Dataset records

──────────────────────────────

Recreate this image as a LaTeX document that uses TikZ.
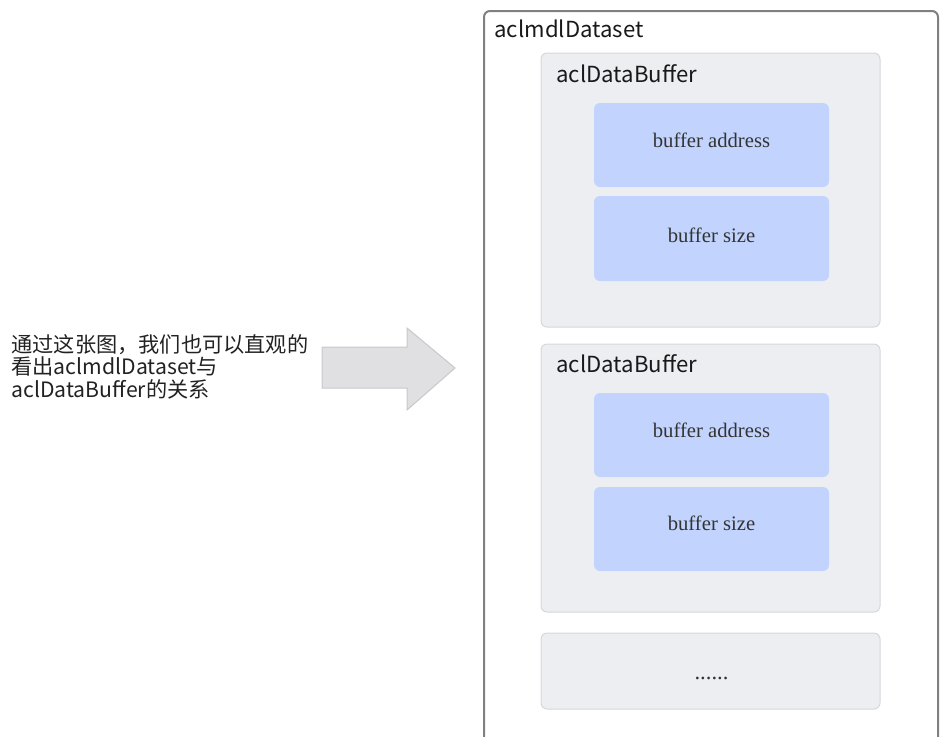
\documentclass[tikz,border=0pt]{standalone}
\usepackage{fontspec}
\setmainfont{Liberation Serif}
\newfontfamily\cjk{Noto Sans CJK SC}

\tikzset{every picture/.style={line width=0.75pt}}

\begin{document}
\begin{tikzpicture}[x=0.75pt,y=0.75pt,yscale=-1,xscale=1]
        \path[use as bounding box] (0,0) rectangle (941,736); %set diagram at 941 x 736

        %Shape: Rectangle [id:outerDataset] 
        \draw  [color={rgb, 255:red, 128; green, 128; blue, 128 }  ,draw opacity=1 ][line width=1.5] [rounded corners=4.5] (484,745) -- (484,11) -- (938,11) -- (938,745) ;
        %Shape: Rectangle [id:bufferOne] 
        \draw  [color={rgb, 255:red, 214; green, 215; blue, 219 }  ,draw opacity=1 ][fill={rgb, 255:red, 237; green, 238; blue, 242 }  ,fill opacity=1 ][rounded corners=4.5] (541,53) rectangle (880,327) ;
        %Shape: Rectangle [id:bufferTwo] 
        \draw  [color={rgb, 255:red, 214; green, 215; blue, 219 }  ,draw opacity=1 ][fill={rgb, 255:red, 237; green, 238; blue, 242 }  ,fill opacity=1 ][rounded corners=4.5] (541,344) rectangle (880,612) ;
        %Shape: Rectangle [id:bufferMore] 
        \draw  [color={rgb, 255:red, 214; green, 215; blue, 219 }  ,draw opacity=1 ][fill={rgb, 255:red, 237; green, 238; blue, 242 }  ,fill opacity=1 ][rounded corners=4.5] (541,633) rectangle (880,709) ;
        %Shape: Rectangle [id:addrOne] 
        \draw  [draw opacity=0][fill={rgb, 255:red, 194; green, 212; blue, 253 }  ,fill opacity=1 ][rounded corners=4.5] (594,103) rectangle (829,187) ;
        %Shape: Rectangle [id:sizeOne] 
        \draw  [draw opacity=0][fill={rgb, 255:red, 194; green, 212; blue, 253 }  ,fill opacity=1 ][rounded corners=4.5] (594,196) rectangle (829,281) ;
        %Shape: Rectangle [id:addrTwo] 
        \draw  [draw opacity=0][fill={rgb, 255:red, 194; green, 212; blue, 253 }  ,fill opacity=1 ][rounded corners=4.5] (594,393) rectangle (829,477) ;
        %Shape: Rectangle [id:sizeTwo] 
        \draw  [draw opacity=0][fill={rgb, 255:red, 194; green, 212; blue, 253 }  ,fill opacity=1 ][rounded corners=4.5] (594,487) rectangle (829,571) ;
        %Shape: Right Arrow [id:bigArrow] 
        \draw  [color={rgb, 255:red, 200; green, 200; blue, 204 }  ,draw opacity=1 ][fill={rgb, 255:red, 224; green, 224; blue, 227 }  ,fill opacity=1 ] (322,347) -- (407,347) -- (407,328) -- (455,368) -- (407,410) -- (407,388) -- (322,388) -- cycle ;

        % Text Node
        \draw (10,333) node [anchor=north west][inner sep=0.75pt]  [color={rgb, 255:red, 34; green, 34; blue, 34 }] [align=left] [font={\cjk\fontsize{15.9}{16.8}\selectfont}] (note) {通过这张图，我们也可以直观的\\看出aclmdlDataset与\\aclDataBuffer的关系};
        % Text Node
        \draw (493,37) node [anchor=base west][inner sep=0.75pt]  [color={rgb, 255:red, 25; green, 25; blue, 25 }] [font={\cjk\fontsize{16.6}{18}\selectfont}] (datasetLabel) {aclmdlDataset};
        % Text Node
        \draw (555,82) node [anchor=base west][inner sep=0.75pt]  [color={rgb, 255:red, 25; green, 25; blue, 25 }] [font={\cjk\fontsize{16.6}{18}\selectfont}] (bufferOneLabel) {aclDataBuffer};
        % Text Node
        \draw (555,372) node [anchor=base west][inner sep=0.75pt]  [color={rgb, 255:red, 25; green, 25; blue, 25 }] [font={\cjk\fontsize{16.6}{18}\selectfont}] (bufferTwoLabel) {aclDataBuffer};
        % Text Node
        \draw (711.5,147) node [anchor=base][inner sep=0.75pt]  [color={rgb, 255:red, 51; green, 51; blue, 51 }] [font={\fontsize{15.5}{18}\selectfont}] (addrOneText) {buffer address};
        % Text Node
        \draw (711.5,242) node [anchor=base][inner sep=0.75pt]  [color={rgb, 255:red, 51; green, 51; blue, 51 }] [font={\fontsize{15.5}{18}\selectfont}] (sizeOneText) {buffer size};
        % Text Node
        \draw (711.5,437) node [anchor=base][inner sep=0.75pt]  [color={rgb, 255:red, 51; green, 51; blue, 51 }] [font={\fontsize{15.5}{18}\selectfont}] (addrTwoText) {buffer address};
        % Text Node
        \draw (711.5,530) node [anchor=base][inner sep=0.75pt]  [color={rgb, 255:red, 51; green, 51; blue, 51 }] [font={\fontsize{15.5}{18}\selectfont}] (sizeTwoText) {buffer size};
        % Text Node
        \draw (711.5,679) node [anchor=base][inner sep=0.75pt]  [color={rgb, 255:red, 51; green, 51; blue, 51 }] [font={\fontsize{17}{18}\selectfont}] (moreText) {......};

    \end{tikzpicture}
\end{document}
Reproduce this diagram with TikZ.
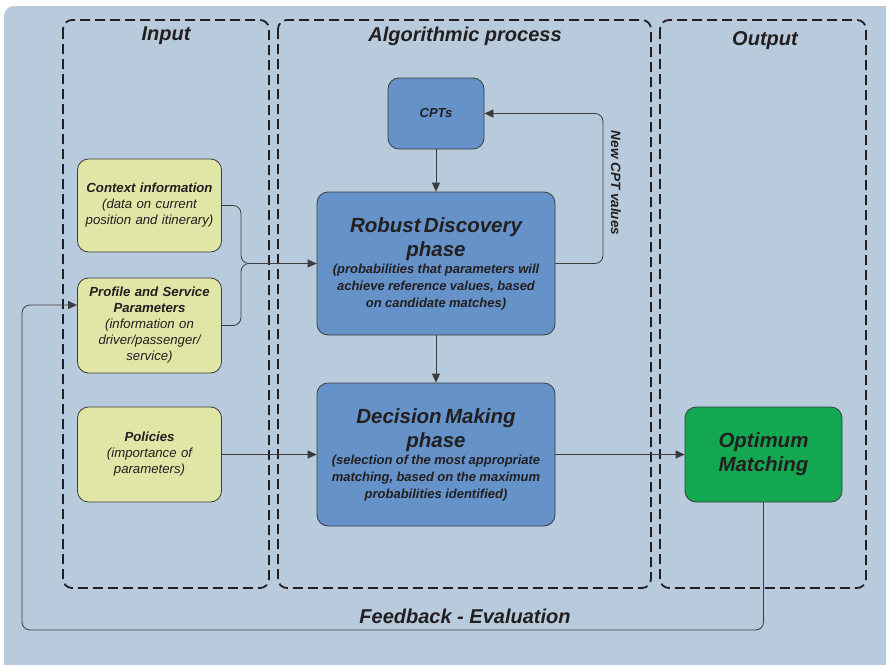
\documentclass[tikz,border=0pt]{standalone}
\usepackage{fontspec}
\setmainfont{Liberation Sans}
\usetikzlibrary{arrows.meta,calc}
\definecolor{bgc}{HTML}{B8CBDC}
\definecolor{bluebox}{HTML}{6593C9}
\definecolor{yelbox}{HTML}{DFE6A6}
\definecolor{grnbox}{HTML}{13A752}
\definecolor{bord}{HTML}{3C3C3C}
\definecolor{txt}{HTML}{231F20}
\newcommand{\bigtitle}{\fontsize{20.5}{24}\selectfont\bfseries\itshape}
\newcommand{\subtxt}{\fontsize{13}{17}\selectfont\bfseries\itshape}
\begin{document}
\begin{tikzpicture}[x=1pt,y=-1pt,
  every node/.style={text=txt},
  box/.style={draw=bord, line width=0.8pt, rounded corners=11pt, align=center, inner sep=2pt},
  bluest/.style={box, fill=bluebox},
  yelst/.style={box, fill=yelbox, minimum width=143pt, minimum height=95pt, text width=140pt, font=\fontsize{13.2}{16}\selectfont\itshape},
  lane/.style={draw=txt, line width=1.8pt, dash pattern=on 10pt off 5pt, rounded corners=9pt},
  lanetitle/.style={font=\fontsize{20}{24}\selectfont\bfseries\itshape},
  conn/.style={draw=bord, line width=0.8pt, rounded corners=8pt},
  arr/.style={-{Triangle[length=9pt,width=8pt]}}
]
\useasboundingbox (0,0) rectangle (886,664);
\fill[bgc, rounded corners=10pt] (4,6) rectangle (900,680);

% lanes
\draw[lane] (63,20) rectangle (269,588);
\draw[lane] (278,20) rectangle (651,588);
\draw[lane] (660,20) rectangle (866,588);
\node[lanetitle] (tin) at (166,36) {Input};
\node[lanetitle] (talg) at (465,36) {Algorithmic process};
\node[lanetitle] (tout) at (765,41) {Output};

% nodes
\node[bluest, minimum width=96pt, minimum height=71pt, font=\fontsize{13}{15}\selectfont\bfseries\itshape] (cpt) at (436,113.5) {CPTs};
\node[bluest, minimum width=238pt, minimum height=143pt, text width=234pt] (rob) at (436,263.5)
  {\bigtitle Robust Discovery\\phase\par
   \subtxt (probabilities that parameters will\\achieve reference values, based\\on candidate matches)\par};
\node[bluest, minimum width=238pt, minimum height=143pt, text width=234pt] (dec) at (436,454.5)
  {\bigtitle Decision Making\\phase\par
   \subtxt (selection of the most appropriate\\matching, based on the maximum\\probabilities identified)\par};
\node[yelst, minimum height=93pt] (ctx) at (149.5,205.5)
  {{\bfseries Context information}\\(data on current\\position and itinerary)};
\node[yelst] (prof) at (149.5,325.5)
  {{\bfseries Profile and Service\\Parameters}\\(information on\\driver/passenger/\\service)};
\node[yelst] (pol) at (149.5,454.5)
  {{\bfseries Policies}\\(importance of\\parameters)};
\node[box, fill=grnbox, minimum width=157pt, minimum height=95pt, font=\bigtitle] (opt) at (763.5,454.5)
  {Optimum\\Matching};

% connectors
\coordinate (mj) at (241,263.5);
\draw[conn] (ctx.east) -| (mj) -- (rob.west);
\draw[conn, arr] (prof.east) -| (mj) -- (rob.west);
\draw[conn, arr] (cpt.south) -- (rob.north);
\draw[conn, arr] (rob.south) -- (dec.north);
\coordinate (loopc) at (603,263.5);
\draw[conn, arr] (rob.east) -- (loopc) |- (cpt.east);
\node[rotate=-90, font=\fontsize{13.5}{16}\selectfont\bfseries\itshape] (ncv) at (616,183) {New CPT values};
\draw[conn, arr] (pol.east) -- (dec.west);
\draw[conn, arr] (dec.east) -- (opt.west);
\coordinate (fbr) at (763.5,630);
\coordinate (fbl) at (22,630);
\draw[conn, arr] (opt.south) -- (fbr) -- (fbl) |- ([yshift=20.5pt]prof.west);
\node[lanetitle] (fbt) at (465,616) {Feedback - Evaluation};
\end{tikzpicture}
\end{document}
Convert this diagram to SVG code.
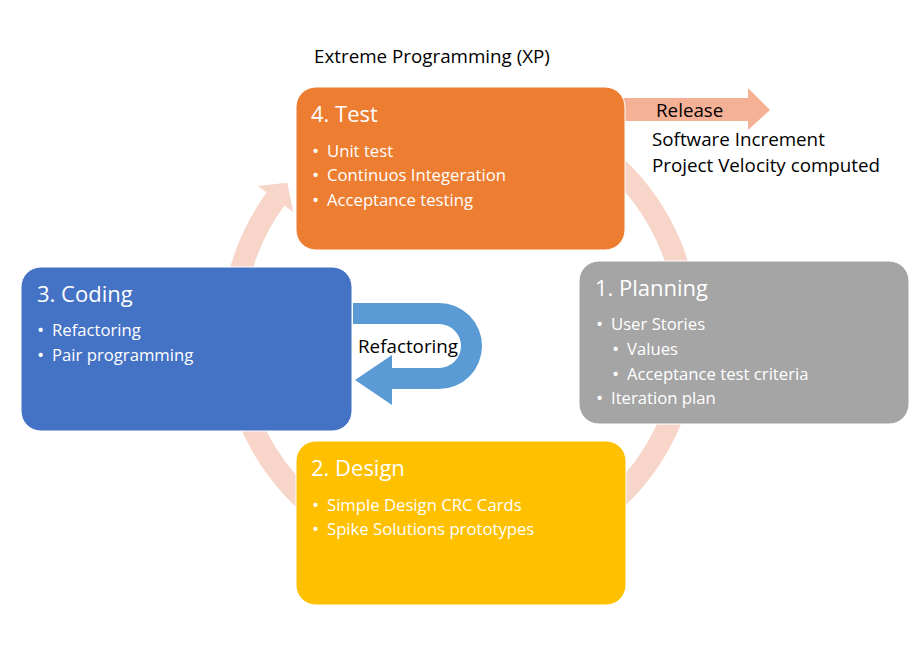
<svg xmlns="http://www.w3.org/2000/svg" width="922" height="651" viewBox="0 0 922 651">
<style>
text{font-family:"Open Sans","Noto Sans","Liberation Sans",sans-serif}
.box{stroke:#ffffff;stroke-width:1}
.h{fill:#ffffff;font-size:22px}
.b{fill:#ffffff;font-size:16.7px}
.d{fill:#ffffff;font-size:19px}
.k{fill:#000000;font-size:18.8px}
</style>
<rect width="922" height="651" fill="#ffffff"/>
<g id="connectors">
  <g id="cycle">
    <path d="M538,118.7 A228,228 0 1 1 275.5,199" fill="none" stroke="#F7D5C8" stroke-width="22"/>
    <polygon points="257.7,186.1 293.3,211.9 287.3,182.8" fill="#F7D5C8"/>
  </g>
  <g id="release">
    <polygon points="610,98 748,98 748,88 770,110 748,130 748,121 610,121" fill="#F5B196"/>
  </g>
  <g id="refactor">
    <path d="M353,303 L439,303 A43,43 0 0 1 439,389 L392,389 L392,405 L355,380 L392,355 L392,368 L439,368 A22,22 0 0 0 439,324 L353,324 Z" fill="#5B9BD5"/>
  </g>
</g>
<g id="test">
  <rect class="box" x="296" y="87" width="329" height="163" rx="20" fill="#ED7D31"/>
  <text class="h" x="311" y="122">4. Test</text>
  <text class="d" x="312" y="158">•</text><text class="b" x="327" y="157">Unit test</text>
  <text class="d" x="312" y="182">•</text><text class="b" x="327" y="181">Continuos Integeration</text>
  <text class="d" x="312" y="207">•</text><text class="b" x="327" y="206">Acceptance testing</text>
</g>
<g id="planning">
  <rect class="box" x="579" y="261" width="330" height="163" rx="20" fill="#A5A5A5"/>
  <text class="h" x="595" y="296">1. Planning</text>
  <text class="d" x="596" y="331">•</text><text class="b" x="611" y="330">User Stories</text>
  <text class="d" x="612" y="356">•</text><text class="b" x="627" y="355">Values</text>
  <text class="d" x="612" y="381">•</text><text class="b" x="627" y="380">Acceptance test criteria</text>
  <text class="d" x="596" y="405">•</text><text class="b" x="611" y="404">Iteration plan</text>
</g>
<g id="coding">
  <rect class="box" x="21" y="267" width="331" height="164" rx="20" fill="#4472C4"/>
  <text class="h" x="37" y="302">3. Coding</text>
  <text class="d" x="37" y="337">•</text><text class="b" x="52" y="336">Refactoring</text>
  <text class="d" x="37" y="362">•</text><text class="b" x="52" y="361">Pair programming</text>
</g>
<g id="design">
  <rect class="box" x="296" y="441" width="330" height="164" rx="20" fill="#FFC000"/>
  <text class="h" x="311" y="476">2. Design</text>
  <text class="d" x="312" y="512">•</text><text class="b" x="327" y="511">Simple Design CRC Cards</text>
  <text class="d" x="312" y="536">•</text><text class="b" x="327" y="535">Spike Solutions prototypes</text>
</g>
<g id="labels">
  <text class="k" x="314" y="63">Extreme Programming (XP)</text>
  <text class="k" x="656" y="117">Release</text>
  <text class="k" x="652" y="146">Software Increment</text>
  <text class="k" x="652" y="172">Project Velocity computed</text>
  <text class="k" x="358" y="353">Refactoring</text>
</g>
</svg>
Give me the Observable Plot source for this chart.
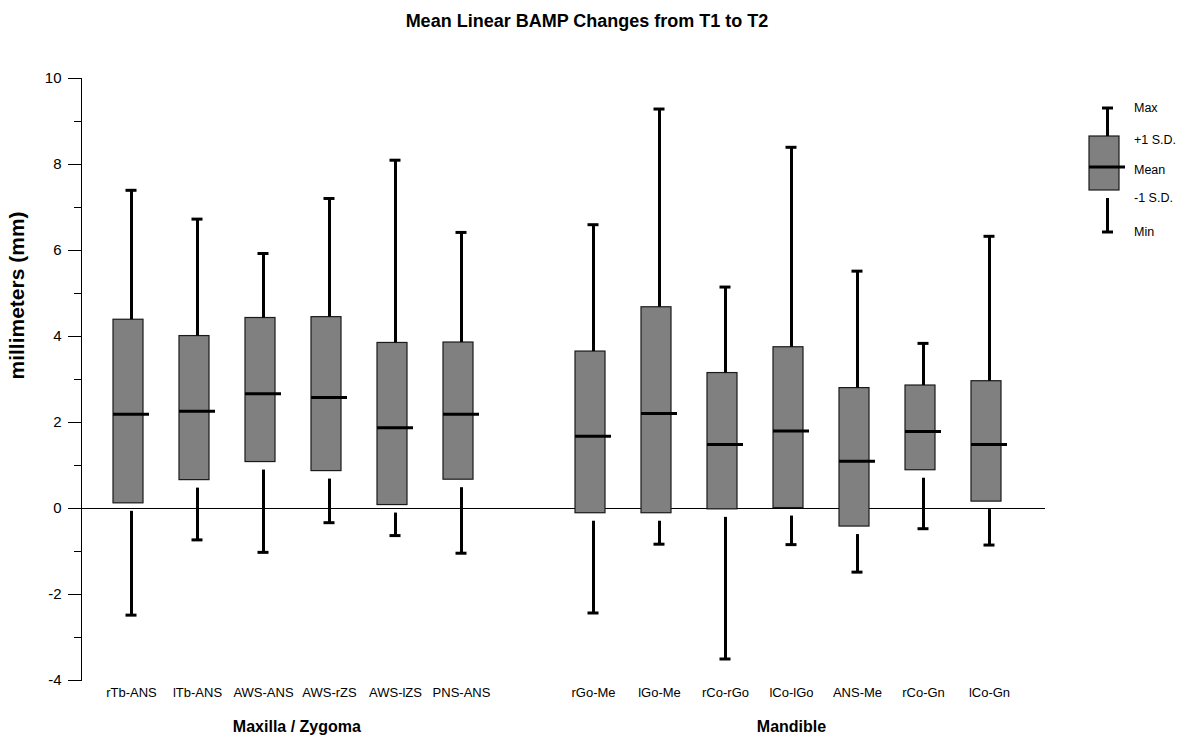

──────────────────────────────

=== Directions for this task ===
Find all lines where the word "that" appears. Copy them.

=== Output of the exercise ===
Recreate this image as a LaTeX document that uses TikZ.
   \subtxt (probabilities that parameters will\\achieve reference values, based\\on candidate matches)\par};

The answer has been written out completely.